## Aim of the exercise
Reproduce all the lines below exactly and omit the images.

— Start —

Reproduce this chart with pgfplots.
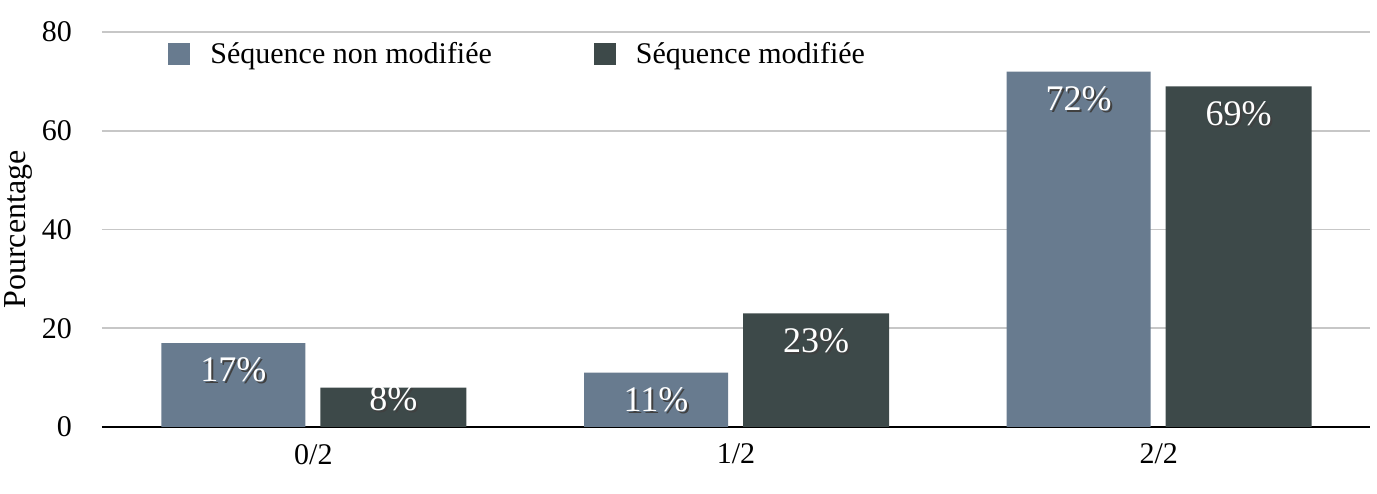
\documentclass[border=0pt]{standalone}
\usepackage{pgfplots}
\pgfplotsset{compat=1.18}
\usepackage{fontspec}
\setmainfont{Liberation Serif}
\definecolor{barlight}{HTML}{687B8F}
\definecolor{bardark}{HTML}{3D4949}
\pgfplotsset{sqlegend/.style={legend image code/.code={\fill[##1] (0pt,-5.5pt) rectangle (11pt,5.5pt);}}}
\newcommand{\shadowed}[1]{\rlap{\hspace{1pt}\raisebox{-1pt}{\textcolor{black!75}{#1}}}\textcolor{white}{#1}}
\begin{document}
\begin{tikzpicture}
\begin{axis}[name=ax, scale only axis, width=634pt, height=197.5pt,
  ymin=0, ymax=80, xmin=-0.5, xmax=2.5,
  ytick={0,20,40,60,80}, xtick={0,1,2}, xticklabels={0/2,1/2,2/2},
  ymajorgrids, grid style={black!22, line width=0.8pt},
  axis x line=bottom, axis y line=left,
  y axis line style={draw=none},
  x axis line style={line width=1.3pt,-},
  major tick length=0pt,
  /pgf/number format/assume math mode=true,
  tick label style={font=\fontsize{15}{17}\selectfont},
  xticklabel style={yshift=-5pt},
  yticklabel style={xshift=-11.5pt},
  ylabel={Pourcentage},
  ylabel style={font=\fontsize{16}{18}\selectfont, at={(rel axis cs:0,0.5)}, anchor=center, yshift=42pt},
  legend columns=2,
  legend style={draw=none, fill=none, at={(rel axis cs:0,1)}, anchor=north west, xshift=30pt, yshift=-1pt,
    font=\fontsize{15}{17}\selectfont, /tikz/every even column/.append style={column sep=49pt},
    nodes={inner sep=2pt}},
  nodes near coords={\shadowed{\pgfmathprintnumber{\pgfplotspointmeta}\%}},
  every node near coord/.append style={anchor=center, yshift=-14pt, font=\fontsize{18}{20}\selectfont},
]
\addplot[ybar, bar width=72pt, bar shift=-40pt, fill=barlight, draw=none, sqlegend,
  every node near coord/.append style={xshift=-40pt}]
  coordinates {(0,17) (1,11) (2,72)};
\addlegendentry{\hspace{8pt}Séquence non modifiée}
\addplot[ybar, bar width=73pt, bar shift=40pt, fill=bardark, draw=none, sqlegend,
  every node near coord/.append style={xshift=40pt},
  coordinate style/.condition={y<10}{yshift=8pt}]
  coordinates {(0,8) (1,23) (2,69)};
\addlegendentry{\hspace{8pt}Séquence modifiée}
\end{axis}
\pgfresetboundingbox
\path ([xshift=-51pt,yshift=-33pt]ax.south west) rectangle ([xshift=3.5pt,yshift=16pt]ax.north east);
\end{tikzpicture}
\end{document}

— End —

## Result of this task
Reproduce this chart with pgfplots.
\documentclass[border=0pt]{standalone}
\usepackage{pgfplots}
\pgfplotsset{compat=1.18}
\usepackage{fontspec}
\setmainfont{Liberation Serif}
\definecolor{barlight}{HTML}{687B8F}
\definecolor{bardark}{HTML}{3D4949}
\pgfplotsset{sqlegend/.style={legend image code/.code={\fill[##1] (0pt,-5.5pt) rectangle (11pt,5.5pt);}}}
\newcommand{\shadowed}[1]{\rlap{\hspace{1pt}\raisebox{-1pt}{\textcolor{black!75}{#1}}}\textcolor{white}{#1}}
\begin{document}
\begin{tikzpicture}
\begin{axis}[name=ax, scale only axis, width=634pt, height=197.5pt,
  ymin=0, ymax=80, xmin=-0.5, xmax=2.5,
  ytick={0,20,40,60,80}, xtick={0,1,2}, xticklabels={0/2,1/2,2/2},
  ymajorgrids, grid style={black!22, line width=0.8pt},
  axis x line=bottom, axis y line=left,
  y axis line style={draw=none},
  x axis line style={line width=1.3pt,-},
  major tick length=0pt,
  /pgf/number format/assume math mode=true,
  tick label style={font=\fontsize{15}{17}\selectfont},
  xticklabel style={yshift=-5pt},
  yticklabel style={xshift=-11.5pt},
  ylabel={Pourcentage},
  ylabel style={font=\fontsize{16}{18}\selectfont, at={(rel axis cs:0,0.5)}, anchor=center, yshift=42pt},
  legend columns=2,
  legend style={draw=none, fill=none, at={(rel axis cs:0,1)}, anchor=north west, xshift=30pt, yshift=-1pt,
    font=\fontsize{15}{17}\selectfont, /tikz/every even column/.append style={column sep=49pt},
    nodes={inner sep=2pt}},
  nodes near coords={\shadowed{\pgfmathprintnumber{\pgfplotspointmeta}\%}},
  every node near coord/.append style={anchor=center, yshift=-14pt, font=\fontsize{18}{20}\selectfont},
]
\addplot[ybar, bar width=72pt, bar shift=-40pt, fill=barlight, draw=none, sqlegend,
  every node near coord/.append style={xshift=-40pt}]
  coordinates {(0,17) (1,11) (2,72)};
\addlegendentry{\hspace{8pt}Séquence non modifiée}
\addplot[ybar, bar width=73pt, bar shift=40pt, fill=bardark, draw=none, sqlegend,
  every node near coord/.append style={xshift=40pt},
  coordinate style/.condition={y<10}{yshift=8pt}]
  coordinates {(0,8) (1,23) (2,69)};
\addlegendentry{\hspace{8pt}Séquence modifiée}
\end{axis}
\pgfresetboundingbox
\path ([xshift=-51pt,yshift=-33pt]ax.south west) rectangle ([xshift=3.5pt,yshift=16pt]ax.north east);
\end{tikzpicture}
\end{document}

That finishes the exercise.